Amsterdam priest Pierre Valkering, who came out of the closet during a public Mass in March, has won a Vatican appeal against his dismissal as pastor of the Vredeskerk Peace Church.
Driving the news
Valkering himself revealed the news of his successful appeal against his suspension on radio program Dit is De Dag, as the NL Times reported.
The priest, a long-time LGBT rights campaigner, said that the Congregation for the Clergy, the Vatican department that deals with priestly discipline, had found his April dismissal by Bishop of Haarlem-Amsterdam Jos Punt unjustified on the basis of procedural errors.
According to the NL Times, the Vatican upheld Valkering’s appeal for three reasons:
“It was unclear exactly what Valkering had done wrong, the evidence against him was insufficient, and he was not questioned or given the opportunity to give his side of the story”.
Though The Tablet reported that the Congregation for the Clergy supported Punt’s suspension of Valkering in theory, in practice the Vatican ruling means that the bishop’s dismissal of the priest must now be repealed.
The Tablet added that the Vatican has given Valkering permission to say Mass privately again, but not to return to the Peace Church he headed.
The English publication also said that the Congregation for the Clergy has also advised Valkering to resign so to avoid being fired again, and to refrain from speaking in public.
But Valkering is paying little mind for the moment to those supposed Vatican disciplinary measures, saying he’s still weighing up his options for the future.
Why it matters
On a possible return to the Peace Church, the priest said in comments reported by the NL Times: “I have to make a decision about it before Christmas, so I am currently thinking about it”.
“Apparently there are people who have big problems with me and they think I should go to the sidelines for a while”, Valkering lamented.
The cleric hinted that he was leaning towards remaining in the priesthood so he could continue to fight the culture of silence and hypocrisy in Catholic circles around homosexuality.
“Because I still believe in God and in the church, in spite of everything”, the priest said.
“I long for the church to regain its wings, for people to be happy with it.
“It is then important that we treat gay people in a more humane way and especially to not keep silent about it”.
For the record
Valkering made the headlines in March when on Laetare Sunday – when the Church wears pink as a respite from the discipline of Lent – the priest announced to his congregation at Mass that he was gay.
Valkering’s announcement coincided with the 25th anniversary of his ordination, and with the publication of an autobiography which detailed years of sexual activity and relationships despite his celibacy pledge.
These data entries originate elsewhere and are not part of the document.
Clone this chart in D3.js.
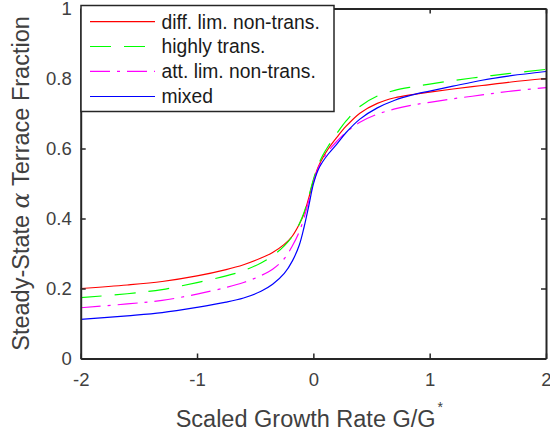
<!DOCTYPE html>
<html>
<head>
<meta charset="utf-8">
<script src="https://cdn.jsdelivr.net/npm/d3@7"></script>
<style>
  html, body { margin: 0; padding: 0; background: #fff; }
  svg { display: block; }
  text { font-family: "Liberation Sans", Arial, Helvetica, sans-serif; }
</style>
</head>
<body>
<svg id="chart" width="550" height="438"></svg>
<script>
// Scaled growth rate samples (G/G*)
const growthRate = [-2, -1.6, -1.3, -1, -0.75, -0.6, -0.45, -0.35, -0.25, -0.18, -0.12, -0.08, -0.04, 0, 0.04, 0.08, 0.13, 0.2, 0.28, 0.4, 0.55, 0.7, 0.85, 1.0, 1.2, 1.45, 1.7, 2];

// Steady-state alpha terrace fraction for each model
const diffLimNonTrans = [0.200, 0.210, 0.220, 0.236, 0.254, 0.268, 0.287, 0.303, 0.326, 0.350, 0.384, 0.414, 0.458, 0.507, 0.546, 0.573, 0.600, 0.631, 0.663, 0.701, 0.729, 0.745, 0.754, 0.761, 0.770, 0.780, 0.790, 0.800];
const highlyTrans     = [0.174, 0.185, 0.197, 0.217, 0.236, 0.251, 0.273, 0.293, 0.322, 0.349, 0.385, 0.417, 0.462, 0.511, 0.551, 0.580, 0.608, 0.642, 0.678, 0.720, 0.750, 0.766, 0.776, 0.784, 0.794, 0.805, 0.815, 0.826];
const attLimNonTrans  = [0.145, 0.156, 0.166, 0.184, 0.203, 0.217, 0.237, 0.255, 0.285, 0.322, 0.363, 0.402, 0.450, 0.502, 0.542, 0.568, 0.593, 0.620, 0.646, 0.675, 0.698, 0.713, 0.724, 0.732, 0.742, 0.753, 0.764, 0.774];
const mixed           = [0.112, 0.122, 0.131, 0.146, 0.161, 0.173, 0.192, 0.212, 0.243, 0.279, 0.325, 0.375, 0.435, 0.498, 0.538, 0.562, 0.585, 0.612, 0.645, 0.684, 0.716, 0.738, 0.753, 0.764, 0.778, 0.795, 0.808, 0.820];

const seriesNames = ["diff. lim. non-trans.", "highly trans.", "att. lim. non-trans.", "mixed"];
const seriesColors = ["#ff0000", "#00ff00", "#ff00ff", "#0000ff"];
const seriesDashes = [null, "21,13", "20,7,3,7", null];
const seriesValues = [diffLimNonTrans, highlyTrans, attLimNonTrans, mixed];

const xTicks = [-2, -1, 0, 1, 2];
const yTicks = [0, 0.2, 0.4, 0.6, 0.8, 1];

const axisColor = "#262626";
const labelColor = "#404040";

const plot = { left: 80.7, right: 546, top: 8.5, bottom: 358.5 };

const svg = d3.select("#chart");

const x = d3.scaleLinear().domain([-2, 2]).range([plot.left, plot.right]);
const y = d3.scaleLinear().domain([0, 1]).range([plot.bottom, plot.top]);

const fmt = v => String(v).replace("\u2212", "-");

// clip for the data lines
svg.append("defs").append("clipPath").attr("id", "plotClip")
  .append("rect")
  .attr("x", plot.left).attr("y", plot.top)
  .attr("width", plot.right - plot.left).attr("height", plot.bottom - plot.top);

// data lines
const line = d3.line()
  .x(d => x(d[0]))
  .y(d => y(d[1]))
  .curve(d3.curveCatmullRom.alpha(0.5));

const linesG = svg.append("g").attr("clip-path", "url(#plotClip)");
seriesValues.forEach((vals, i) => {
  const pts = growthRate.map((g, k) => [g, vals[k]]);
  linesG.append("path")
    .datum(pts)
    .attr("d", line)
    .attr("fill", "none")
    .attr("stroke", seriesColors[i])
    .attr("stroke-width", 1.2)
    .attr("stroke-dasharray", seriesDashes[i]);
});

// axes (box with inward ticks on all four sides)
function styleAxis(g) {
  g.select(".domain").attr("stroke", axisColor).attr("stroke-width", 2);
  g.selectAll(".tick line").attr("stroke", axisColor).attr("stroke-width", 1.5);
  g.selectAll(".tick text")
    .attr("fill", labelColor)
    .style("font-size", "18.5px")
    .style("font-family", "'Liberation Sans', Arial, sans-serif");
}

svg.append("g")
  .attr("transform", `translate(0,${plot.bottom})`)
  .call(d3.axisBottom(x).tickValues(xTicks).tickFormat(fmt).tickSizeInner(-5).tickSizeOuter(0).tickPadding(14))
  .call(styleAxis)
  .call(g => g.selectAll(".tick text").attr("dy", "0.71em"));

svg.append("g")
  .attr("transform", `translate(0,${plot.top})`)
  .call(d3.axisTop(x).tickValues(xTicks).tickFormat("").tickSizeInner(-5).tickSizeOuter(0))
  .call(styleAxis);

svg.append("g")
  .attr("transform", `translate(${plot.left},0)`)
  .call(d3.axisLeft(y).tickValues(yTicks).tickFormat(fmt).tickSizeInner(-5).tickSizeOuter(0).tickPadding(9))
  .call(styleAxis);

svg.append("g")
  .attr("transform", `translate(${plot.right},0)`)
  .call(d3.axisRight(y).tickValues(yTicks).tickFormat("").tickSizeInner(-5).tickSizeOuter(0))
  .call(styleAxis);

// axis titles
const xTitle = svg.append("text")
  .attr("x", (plot.left + plot.right) / 2 - 4)
  .attr("y", 427)
  .attr("text-anchor", "middle")
  .attr("fill", labelColor)
  .style("font-size", "23.5px");
xTitle.append("tspan").text("Scaled Growth Rate G/G");
xTitle.append("tspan").attr("dy", -15).attr("dx", 2).style("font-size", "14px").text("*");

const yTitle = svg.append("text")
  .attr("transform", `translate(29,${(plot.top + plot.bottom) / 2}) rotate(-90)`)
  .attr("text-anchor", "middle")
  .attr("fill", labelColor)
  .style("font-size", "23.5px");
yTitle.append("tspan").text("Steady-State ");
yTitle.append("tspan")
  .style("font-family", "'DejaVu Serif', 'Liberation Serif', serif")
  .style("font-style", "italic")
  .text("\u03b1");
yTitle.append("tspan").text(" Terrace Fraction");

// legend
const legend = svg.append("g");
legend.append("rect")
  .attr("x", 81).attr("y", 5.5)
  .attr("width", 253).attr("height", 106)
  .attr("fill", "#fff")
  .attr("stroke", axisColor)
  .attr("stroke-width", 1.5);

const rowY = [21.7, 46.5, 71.3, 96.5];
seriesNames.forEach((name, i) => {
  legend.append("line")
    .attr("x1", 90).attr("x2", 155)
    .attr("y1", rowY[i]).attr("y2", rowY[i])
    .attr("stroke", seriesColors[i])
    .attr("stroke-width", 1.2)
    .attr("stroke-dasharray", seriesDashes[i]);
  legend.append("text")
    .attr("x", 161.5).attr("y", rowY[i] + 6.8)
    .attr("fill", "#1a1a1a")
    .style("font-size", "19.3px")
    .text(name);
});
</script>
</body>
</html>
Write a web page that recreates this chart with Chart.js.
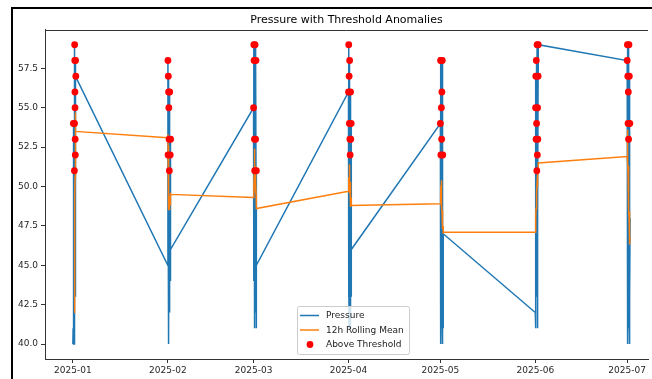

In April Bishop Punt asked Valkering to temporarily step aside from his duties at the Peace Church and enter into a “period of reflection with guidance”.
That temporary interruption to Valkering’s ministry as parish priest lasted until June, when Punt fired the priest from the Peace Church.
A diocesan spokesman insisted at the time that Valkering was not being dismissed for his homosexuality, but for his self-admission that he had not kept his celibacy.
“The pastor could… have chosen to talk openly and honestly about his struggles with sexuality and celibacy with the bishop. Such honesty would certainly not have been punished”, the diocese said at the time of Valkering’s June dismissal.